The heat & humidity were oppressive today -- Moira helped me by trampling down the growth happening under the tarped area. We didn't see anything tall enough to warrant cutting, but we did pick a crown to expose and begin some bud-snapping. Big black stormclouds were roiling in the distance, so we really put a burn on. The crown was exposed by gloved hands, buds and new root material was snipped off with fingers and put into a yogurt cup for removal from the site. We noted earthworms, crickets, mites, and beetles in and around the soil of the crown. We also found a good number of land-snails, with their iridescent shells shining delicately in the hazy sunlight.
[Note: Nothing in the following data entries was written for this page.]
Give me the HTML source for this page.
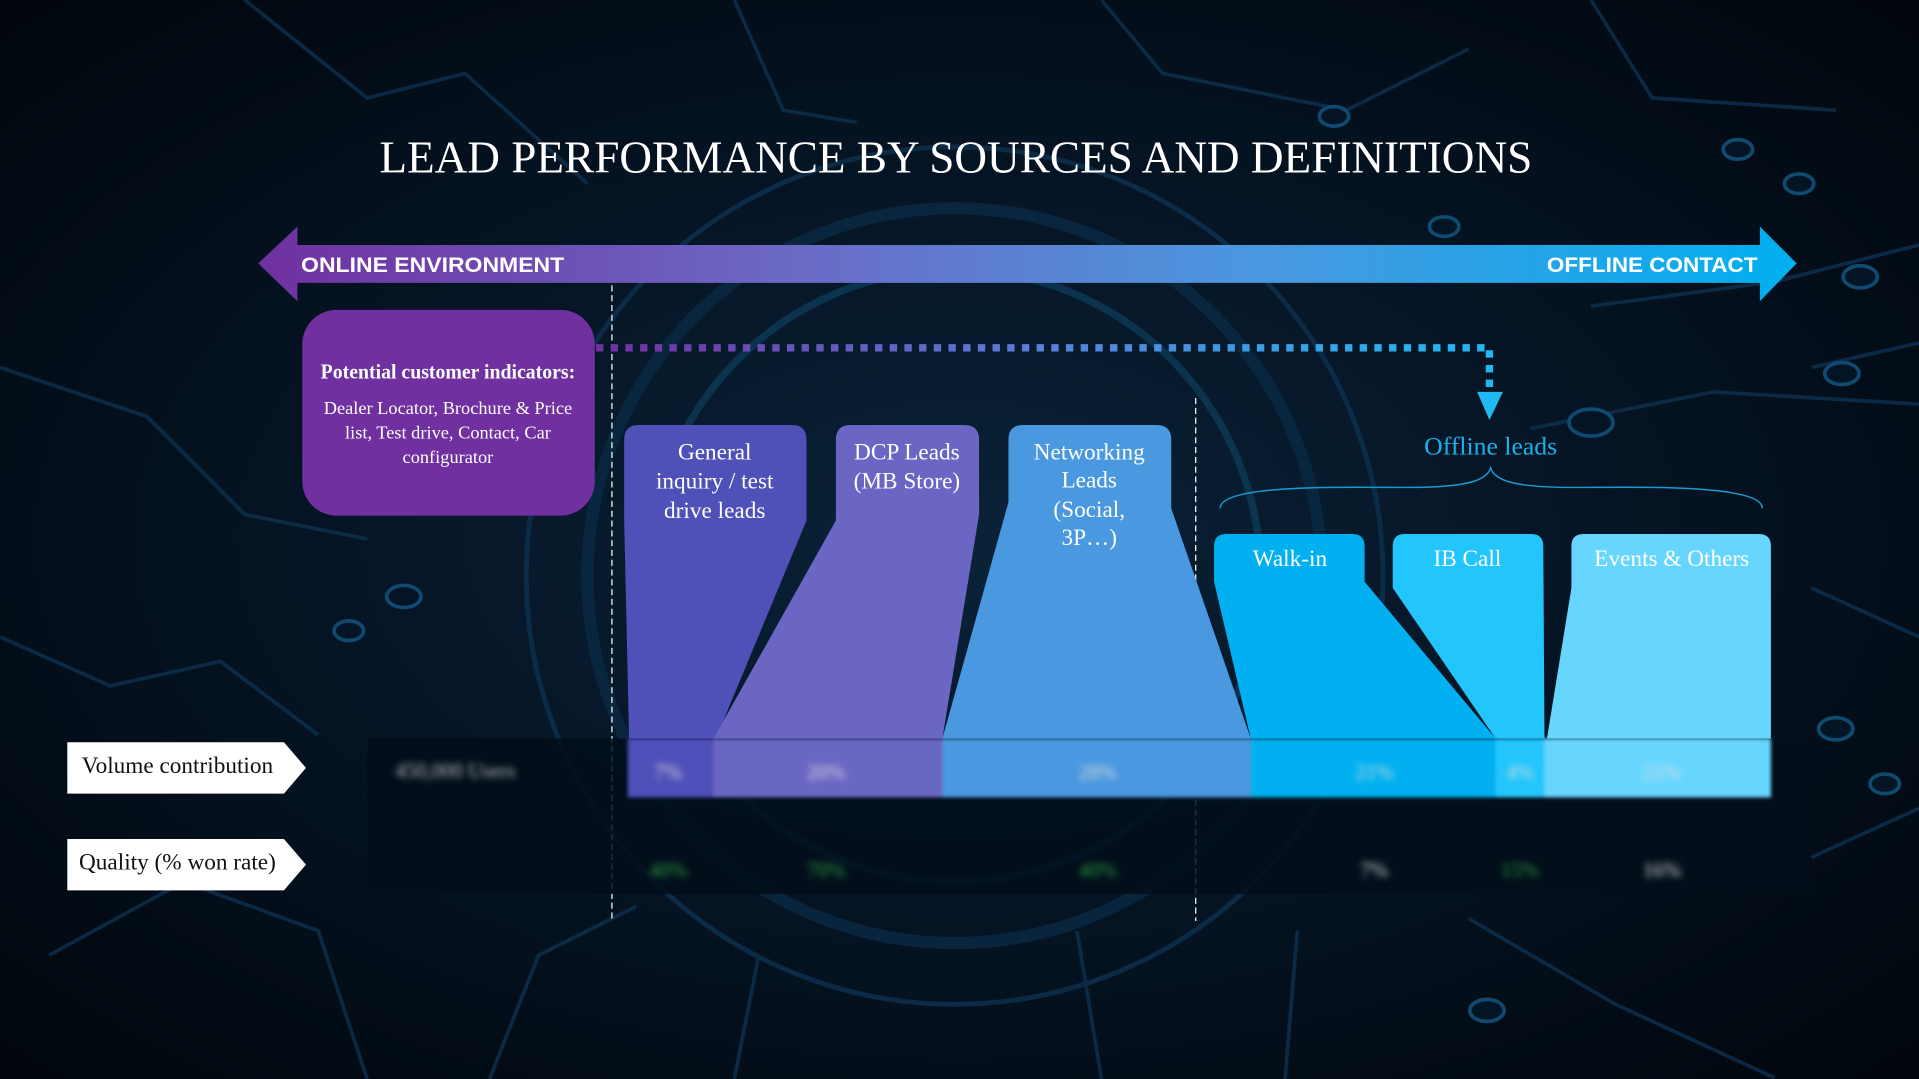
<!DOCTYPE html>
<html><head><meta charset="utf-8"><style>
html,body{margin:0;padding:0;background:#020a14;overflow:hidden}
svg{display:block}
.serif{font-family:"Liberation Serif",serif}
.sans{font-family:"Liberation Sans",sans-serif}
</style></head><body>
<svg width="1919" height="1079" viewBox="0 0 1568 881" preserveAspectRatio="none" xmlns="http://www.w3.org/2000/svg">
<defs>
<radialGradient id="bg" cx="0.5" cy="0.5" r="0.7">
<stop offset="0" stop-color="#0a2238"/><stop offset="0.6" stop-color="#04111f"/><stop offset="1" stop-color="#01060c"/>
</radialGradient>
<linearGradient id="bar" x1="0" x2="1">
<stop offset="0" stop-color="#7030a0"/><stop offset="0.35" stop-color="#6b6ac6"/><stop offset="0.65" stop-color="#4a98e0"/><stop offset="1" stop-color="#00b0f0"/>
</linearGradient>
<linearGradient id="dots" x1="487" x2="1220" gradientUnits="userSpaceOnUse">
<stop offset="0" stop-color="#7030a0"/><stop offset="0.5" stop-color="#5a80d8"/><stop offset="1" stop-color="#1fbaf2"/>
</linearGradient>
<filter id="blur"><feGaussianBlur stdDeviation="2.5"/></filter>
<filter id="blur2"><feGaussianBlur stdDeviation="1.5"/></filter>
</defs>
<rect width="1568" height="881" fill="url(#bg)"/>
<g stroke="#0d3150" stroke-width="3" fill="none" opacity="0.8">
<circle cx="780" cy="470" r="300" stroke-width="10" stroke="#0a2a44"/>
<circle cx="780" cy="470" r="350" stroke-width="4"/>
<circle cx="780" cy="470" r="250" stroke-width="6" stroke="#0c3a56"/>
<polyline points="0,300 120,340 200,420 300,440"/>
<polyline points="0,520 90,560 180,540 260,600"/>
<polyline points="40,780 150,720 260,760 300,881"/>
<polyline points="1480,300 1568,280"/>
<polyline points="1300,250 1450,230 1568,200"/>
<polyline points="1250,350 1400,320 1568,330"/>
<polyline points="1480,480 1568,520"/>
<polyline points="1480,700 1568,660"/>
<polyline points="1200,750 1320,820 1450,880"/>
<polyline points="400,881 440,780 520,740"/>
<polyline points="600,881 620,780"/>
<polyline points="900,881 880,760"/>
<polyline points="1050,881 1060,760"/>
<polyline points="200,0 300,80 380,60 480,150"/>
<polyline points="900,0 950,60 1100,90 1200,40"/>
<polyline points="600,0 640,90 700,100"/>
<polyline points="1300,0 1350,80 1500,90"/>
</g>
<g fill="#031424" stroke="#0f4a70" stroke-width="3">
<ellipse cx="1520" cy="226" rx="14" ry="9"/><ellipse cx="1505" cy="305" rx="14" ry="9"/><ellipse cx="1420" cy="122" rx="12" ry="8"/>
<ellipse cx="1500" cy="595" rx="14" ry="9"/><ellipse cx="1470" cy="150" rx="12" ry="8"/><ellipse cx="1300" cy="345" rx="18" ry="11"/>
<ellipse cx="330" cy="487" rx="14" ry="9"/><ellipse cx="285" cy="515" rx="12" ry="8"/><ellipse cx="1180" cy="185" rx="12" ry="8"/>
<ellipse cx="1090" cy="95" rx="12" ry="8"/><ellipse cx="1215" cy="825" rx="14" ry="9"/><ellipse cx="1540" cy="640" rx="12" ry="8"/>
</g>

<text x="781" y="141" text-anchor="middle" class="serif" font-size="37" fill="#fff" textLength="942" lengthAdjust="spacingAndGlyphs">LEAD PERFORMANCE BY SOURCES AND DEFINITIONS</text>

<path d="M211,215 L243,185 L243,200 L1438,200 L1438,185 L1468,215 L1438,246 L1438,231 L243,231 L243,246 Z" fill="url(#bar)"/>
<text x="246" y="222" class="sans" font-weight="bold" font-size="17" fill="#fff" textLength="215" lengthAdjust="spacingAndGlyphs">ONLINE ENVIRONMENT</text>
<text x="1436" y="222" text-anchor="end" class="sans" font-weight="bold" font-size="17" fill="#fff" textLength="172" lengthAdjust="spacingAndGlyphs">OFFLINE CONTACT</text>

<line x1="500" y1="233" x2="500" y2="752" stroke="#fff" stroke-width="1" stroke-dasharray="5,3"/>
<line x1="977" y1="325" x2="977" y2="752" stroke="#fff" stroke-width="1" stroke-dasharray="5,3"/>

<rect x="247" y="253" width="239" height="168" rx="28" fill="#7030a0"/>
<text x="366" y="309" text-anchor="middle" class="serif" font-size="17" font-weight="bold" fill="#fff" textLength="208" lengthAdjust="spacingAndGlyphs">Potential customer indicators:</text>
<text x="366" y="338" text-anchor="middle" class="serif" font-size="15" fill="#fff">Dealer Locator, Brochure &amp; Price</text>
<text x="366" y="358" text-anchor="middle" class="serif" font-size="15" fill="#fff">list, Test drive, Contact, Car</text>
<text x="366" y="378" text-anchor="middle" class="serif" font-size="15" fill="#fff">configurator</text>

<path d="M487,284 L1217,284 L1217,322" fill="none" stroke="url(#dots)" stroke-width="6" stroke-dasharray="6,6"/>
<path d="M1207,320 L1228,320 L1217,343 Z" fill="#1fbaf2"/>
<text x="1218" y="371" text-anchor="middle" class="serif" font-size="21" fill="#1ab0ea">Offline leads</text>
<path d="M997,415 C997,395 1100,398 1150,398 C1200,398 1215,392 1218,382 C1221,392 1236,398 1286,398 C1336,398 1440,395 1440,415" fill="none" stroke="#1a9ad0" stroke-width="1.2"/>

<!-- columns -->
<path d="M522,347 L647,347 Q659,347 659,359 L659,425 L585,603 L514,603 L510,425 L510,359 Q510,347 522,347 Z" fill="#5050b9"/>
<path d="M695,347 L788,347 Q800,347 800,359 L800,420 L770,603 L583,603 L683,425 L683,359 Q683,347 695,347 Z" fill="#6b66c4"/>
<path d="M836,347 L945,347 Q957,347 957,359 L957,415 L1022,603 L770,603 L824,410 L824,359 Q824,347 836,347 Z" fill="#4a98e0"/>
<path d="M1002,436 L1105,436 Q1115,436 1115,446 L1115,475 L1222,603 L1022,603 L992,475 L992,446 Q992,436 1002,436 Z" fill="#00b0f0"/>
<path d="M1148,436 L1251,436 Q1261,436 1261,446 L1262,603 L1222,603 L1138,480 L1138,446 Q1138,436 1148,436 Z" fill="#22c5fc"/>
<path d="M1294,436 L1437,436 Q1447,436 1447,446 L1447,603 L1264,603 L1284,480 L1284,446 Q1284,436 1294,436 Z" fill="#66d6fe"/>

<g class="serif" font-size="19" fill="#fff" text-anchor="middle">
<text x="584" y="375">General</text><text x="584" y="399">inquiry / test</text><text x="584" y="423">drive leads</text>
<text x="741" y="375">DCP Leads</text><text x="741" y="399">(MB Store)</text>
<text x="890" y="375">Networking</text><text x="890" y="398">Leads</text><text x="890" y="422">(Social,</text><text x="890" y="445">3P…)</text>
<text x="1054" y="462">Walk-in</text><text x="1199" y="462">IB Call</text><text x="1366" y="462">Events &amp; Others</text>
</g>

<!-- blurred table -->
<rect x="300" y="603" width="1180" height="127" fill="#020e1a" opacity="0.85"/>
<g filter="url(#blur2)">
<rect x="513" y="603" width="70" height="48" fill="#5050b9"/>
<rect x="583" y="603" width="187" height="48" fill="#6b66c4"/>
<rect x="770" y="603" width="252" height="48" fill="#4a98e0"/>
<rect x="1022" y="603" width="200" height="48" fill="#00b0f0"/>
<rect x="1222" y="603" width="40" height="48" fill="#22c5fc"/>
<rect x="1262" y="603" width="185" height="48" fill="#66d6fe"/>
</g>
<g filter="url(#blur)" class="serif" font-size="17" text-anchor="middle">
<text x="372" y="635" fill="#bbb">450,000 Users</text>
<g fill="#ddd"><text x="546" y="636">7%</text><text x="675" y="636">20%</text><text x="897" y="636">28%</text><text x="1123" y="636">21%</text><text x="1242" y="636">4%</text><text x="1358" y="636">21%</text></g>
<g fill="#2a9a40"><text x="546" y="716">40%</text><text x="675" y="716">70%</text><text x="897" y="716">40%</text><text x="1242" y="716">15%</text></g>
<g fill="#ddd"><text x="1123" y="716">7%</text><text x="1358" y="716">16%</text></g>
</g>

<path d="M55,606 L232,606 L250,627 L232,648 L55,648 Z" fill="#fff"/>
<path d="M55,685 L232,685 L250,706 L232,727 L55,727 Z" fill="#fff"/>
<text x="145" y="631" text-anchor="middle" class="serif" font-size="19" fill="#111">Volume contribution</text>
<text x="145" y="710" text-anchor="middle" class="serif" font-size="19" fill="#111">Quality (% won rate)</text>
</svg>
</body></html>
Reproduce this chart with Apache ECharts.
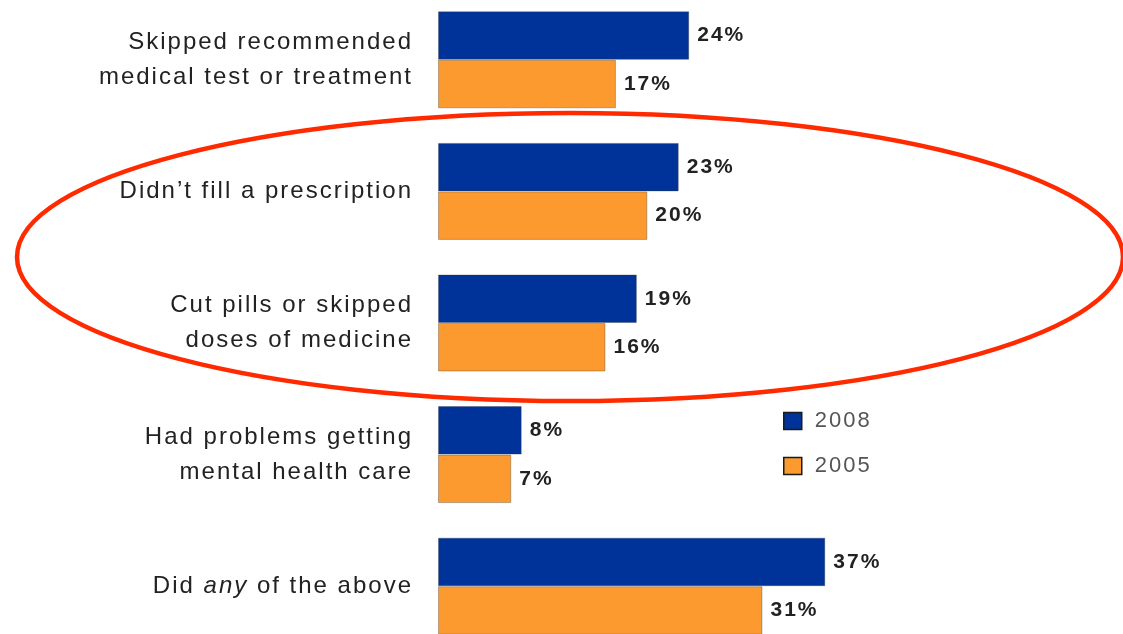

Knotweed stalks were sparse and less than 1/2" in diameter, approximately 12 stalks per 3-square-foot plot, on average. There were three new sprouts along the western edge of the tarp, which I did cut.
Other vegetation at the site includes sumac, wild carrot (Queen Anne's Lace), and sweet clover -- and of course the ubiquitous poison ivy.
We had to cut our time shorter than previous visits, thanks to the encroaching thunderstorm; the flip side is that an hour-and-a-half seems to be an adequate length of time to spend doing future visits.
Goals for next time: begin sampling and cataloging other vegetation, bring jewelweed seeds and milkweed seeds for sowing, trample the tarp again, clip JK along the edges, estimate stalk size and density, do a little nature journaling.
I'd also like to get a sign created and erected to stick into the middle of the site, so people can tell what we're doing and why.